> **Short problem**
Copy exactly the lines from the line containing "Clone this chart" to the line containing "93, 93.5, 94];", both lines included, and omit any pictures.

Items from a dataset
* START *

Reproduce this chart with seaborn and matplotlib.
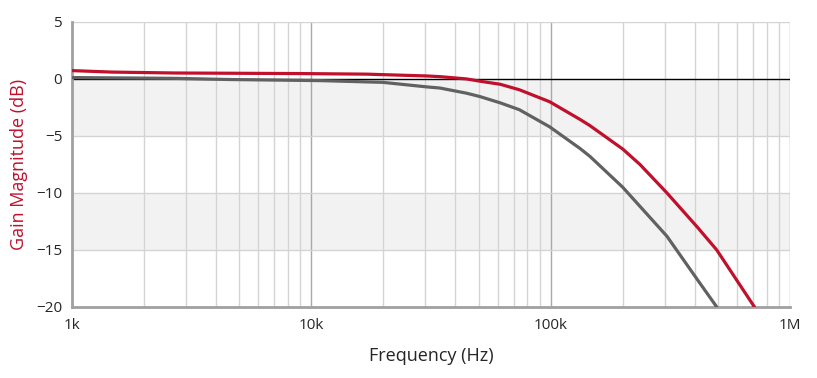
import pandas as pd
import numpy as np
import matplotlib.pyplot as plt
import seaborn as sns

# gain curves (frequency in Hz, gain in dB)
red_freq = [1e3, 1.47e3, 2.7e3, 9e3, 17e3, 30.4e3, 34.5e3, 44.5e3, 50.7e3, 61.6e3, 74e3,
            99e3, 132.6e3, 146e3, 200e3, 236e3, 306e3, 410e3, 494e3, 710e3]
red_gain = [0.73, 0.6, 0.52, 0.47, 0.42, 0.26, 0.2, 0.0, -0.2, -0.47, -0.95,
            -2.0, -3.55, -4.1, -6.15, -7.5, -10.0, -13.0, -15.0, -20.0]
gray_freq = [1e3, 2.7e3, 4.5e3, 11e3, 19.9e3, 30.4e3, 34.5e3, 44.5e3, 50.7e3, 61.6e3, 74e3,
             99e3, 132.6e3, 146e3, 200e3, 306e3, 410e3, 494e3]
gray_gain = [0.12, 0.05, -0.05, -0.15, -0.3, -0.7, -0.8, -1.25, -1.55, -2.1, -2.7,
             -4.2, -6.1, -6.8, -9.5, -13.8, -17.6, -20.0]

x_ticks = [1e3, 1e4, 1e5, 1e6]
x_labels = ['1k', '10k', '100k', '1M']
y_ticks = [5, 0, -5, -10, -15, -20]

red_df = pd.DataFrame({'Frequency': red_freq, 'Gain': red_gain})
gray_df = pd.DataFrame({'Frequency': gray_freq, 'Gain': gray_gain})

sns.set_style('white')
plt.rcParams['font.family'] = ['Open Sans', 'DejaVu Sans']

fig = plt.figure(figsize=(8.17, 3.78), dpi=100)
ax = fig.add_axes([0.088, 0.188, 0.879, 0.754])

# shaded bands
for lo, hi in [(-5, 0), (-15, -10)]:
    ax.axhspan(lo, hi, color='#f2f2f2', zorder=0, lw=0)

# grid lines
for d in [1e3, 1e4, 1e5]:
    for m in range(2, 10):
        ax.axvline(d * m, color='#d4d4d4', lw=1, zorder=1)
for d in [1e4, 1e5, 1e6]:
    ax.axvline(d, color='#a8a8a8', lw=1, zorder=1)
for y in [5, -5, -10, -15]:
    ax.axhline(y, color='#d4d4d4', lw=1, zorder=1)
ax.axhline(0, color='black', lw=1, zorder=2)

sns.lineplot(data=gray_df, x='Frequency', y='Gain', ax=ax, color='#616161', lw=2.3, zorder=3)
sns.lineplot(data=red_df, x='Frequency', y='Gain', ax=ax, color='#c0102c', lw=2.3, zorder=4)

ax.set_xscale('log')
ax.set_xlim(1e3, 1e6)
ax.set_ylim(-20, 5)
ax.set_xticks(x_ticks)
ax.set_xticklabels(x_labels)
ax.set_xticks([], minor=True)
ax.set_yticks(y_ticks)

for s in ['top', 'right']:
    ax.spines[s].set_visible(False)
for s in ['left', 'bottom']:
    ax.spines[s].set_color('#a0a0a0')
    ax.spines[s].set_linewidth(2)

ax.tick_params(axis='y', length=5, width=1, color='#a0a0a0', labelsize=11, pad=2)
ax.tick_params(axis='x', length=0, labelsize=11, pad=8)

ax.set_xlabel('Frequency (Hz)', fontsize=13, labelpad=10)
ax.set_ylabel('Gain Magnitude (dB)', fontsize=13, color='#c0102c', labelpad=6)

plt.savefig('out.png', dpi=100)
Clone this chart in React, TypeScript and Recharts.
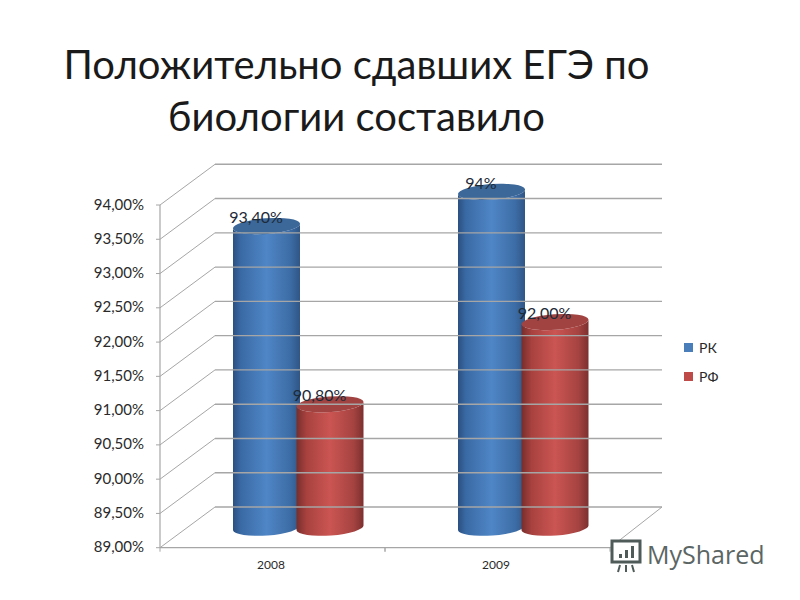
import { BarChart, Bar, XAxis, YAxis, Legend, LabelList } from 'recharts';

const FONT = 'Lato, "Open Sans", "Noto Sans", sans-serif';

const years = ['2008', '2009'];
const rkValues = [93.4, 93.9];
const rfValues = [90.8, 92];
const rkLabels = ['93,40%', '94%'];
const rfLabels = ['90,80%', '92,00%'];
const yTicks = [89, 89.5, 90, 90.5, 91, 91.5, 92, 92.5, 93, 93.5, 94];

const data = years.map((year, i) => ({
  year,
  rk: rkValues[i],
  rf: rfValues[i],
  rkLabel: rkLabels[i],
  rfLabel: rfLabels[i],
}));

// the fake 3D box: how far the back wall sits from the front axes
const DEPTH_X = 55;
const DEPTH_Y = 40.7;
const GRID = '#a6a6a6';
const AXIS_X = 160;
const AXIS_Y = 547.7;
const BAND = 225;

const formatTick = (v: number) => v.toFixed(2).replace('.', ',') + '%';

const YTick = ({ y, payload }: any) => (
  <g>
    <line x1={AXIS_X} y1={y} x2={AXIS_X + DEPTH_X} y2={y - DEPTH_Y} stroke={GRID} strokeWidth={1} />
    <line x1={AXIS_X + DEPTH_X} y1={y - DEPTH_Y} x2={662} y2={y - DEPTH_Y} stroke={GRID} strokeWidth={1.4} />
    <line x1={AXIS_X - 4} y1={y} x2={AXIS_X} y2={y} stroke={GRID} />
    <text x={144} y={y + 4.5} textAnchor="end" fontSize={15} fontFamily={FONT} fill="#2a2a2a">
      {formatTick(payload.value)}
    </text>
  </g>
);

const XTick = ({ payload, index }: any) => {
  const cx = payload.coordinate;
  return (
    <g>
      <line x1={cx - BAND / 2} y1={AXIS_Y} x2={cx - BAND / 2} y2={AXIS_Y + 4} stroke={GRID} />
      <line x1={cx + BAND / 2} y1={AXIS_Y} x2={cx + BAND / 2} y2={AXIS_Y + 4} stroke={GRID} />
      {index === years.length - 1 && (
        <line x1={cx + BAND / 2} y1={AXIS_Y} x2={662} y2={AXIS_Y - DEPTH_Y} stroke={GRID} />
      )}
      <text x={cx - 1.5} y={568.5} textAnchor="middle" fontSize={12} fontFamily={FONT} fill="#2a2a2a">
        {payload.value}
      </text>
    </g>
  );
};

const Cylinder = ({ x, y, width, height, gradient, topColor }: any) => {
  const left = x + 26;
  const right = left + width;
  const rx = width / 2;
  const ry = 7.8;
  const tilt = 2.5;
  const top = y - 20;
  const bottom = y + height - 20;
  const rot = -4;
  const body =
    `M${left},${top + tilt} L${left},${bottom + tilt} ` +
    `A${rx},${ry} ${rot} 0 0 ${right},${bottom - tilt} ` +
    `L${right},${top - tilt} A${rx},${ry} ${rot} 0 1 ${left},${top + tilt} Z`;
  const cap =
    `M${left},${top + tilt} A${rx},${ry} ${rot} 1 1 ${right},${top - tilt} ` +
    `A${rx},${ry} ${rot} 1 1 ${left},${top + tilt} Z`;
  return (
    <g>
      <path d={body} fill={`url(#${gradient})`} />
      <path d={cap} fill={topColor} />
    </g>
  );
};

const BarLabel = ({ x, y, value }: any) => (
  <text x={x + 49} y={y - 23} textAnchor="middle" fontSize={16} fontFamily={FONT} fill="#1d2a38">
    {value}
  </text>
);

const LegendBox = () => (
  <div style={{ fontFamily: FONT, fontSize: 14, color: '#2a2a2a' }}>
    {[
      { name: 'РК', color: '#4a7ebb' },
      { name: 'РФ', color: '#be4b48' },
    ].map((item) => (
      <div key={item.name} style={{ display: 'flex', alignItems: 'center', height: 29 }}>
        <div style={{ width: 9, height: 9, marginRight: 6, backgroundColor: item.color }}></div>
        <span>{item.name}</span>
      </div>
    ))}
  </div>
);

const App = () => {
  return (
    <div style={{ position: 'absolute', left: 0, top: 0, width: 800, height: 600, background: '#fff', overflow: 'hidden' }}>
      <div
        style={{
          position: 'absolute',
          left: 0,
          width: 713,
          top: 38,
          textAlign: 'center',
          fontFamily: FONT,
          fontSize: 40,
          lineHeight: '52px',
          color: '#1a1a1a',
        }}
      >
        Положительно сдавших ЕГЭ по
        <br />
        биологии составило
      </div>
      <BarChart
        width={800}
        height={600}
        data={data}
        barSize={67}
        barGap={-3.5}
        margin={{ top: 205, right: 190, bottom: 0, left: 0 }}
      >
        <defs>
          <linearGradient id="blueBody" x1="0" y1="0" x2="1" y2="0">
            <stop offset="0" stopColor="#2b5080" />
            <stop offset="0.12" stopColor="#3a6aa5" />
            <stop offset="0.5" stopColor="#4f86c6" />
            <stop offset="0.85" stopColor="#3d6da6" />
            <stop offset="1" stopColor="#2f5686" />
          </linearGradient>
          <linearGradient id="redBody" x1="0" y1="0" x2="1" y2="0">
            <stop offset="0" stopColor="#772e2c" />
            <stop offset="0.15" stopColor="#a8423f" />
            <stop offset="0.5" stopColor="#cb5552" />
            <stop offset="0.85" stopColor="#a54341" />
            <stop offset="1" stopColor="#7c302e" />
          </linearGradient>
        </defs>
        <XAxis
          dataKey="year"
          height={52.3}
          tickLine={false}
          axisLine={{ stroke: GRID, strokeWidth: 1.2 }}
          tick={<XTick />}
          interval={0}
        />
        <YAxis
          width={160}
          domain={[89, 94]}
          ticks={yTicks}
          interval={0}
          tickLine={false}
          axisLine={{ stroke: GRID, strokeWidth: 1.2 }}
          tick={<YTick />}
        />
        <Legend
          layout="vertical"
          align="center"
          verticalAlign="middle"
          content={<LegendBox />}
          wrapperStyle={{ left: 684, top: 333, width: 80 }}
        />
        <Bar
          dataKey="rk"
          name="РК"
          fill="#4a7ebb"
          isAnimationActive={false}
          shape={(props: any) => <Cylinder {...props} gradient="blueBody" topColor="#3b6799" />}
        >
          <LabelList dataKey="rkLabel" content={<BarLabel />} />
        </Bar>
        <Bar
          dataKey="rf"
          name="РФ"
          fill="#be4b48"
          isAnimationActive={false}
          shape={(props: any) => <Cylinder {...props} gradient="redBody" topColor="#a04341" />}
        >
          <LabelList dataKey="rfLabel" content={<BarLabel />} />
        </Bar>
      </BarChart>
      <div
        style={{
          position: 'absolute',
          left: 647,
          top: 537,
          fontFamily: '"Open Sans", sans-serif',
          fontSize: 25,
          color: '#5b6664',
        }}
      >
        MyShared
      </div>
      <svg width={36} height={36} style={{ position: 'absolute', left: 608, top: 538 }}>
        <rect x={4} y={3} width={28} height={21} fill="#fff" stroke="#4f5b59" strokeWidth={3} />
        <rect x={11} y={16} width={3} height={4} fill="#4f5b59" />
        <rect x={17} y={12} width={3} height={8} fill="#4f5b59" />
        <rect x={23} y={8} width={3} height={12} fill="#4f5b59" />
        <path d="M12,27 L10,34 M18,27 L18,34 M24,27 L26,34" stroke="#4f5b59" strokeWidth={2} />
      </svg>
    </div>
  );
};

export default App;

* END *

> **Output for this task**
Clone this chart in React, TypeScript and Recharts.
import { BarChart, Bar, XAxis, YAxis, Legend, LabelList } from 'recharts';

const FONT = 'Lato, "Open Sans", "Noto Sans", sans-serif';

const years = ['2008', '2009'];
const rkValues = [93.4, 93.9];
const rfValues = [90.8, 92];
const rkLabels = ['93,40%', '94%'];
const rfLabels = ['90,80%', '92,00%'];
const yTicks = [89, 89.5, 90, 90.5, 91, 91.5, 92, 92.5, 93, 93.5, 94];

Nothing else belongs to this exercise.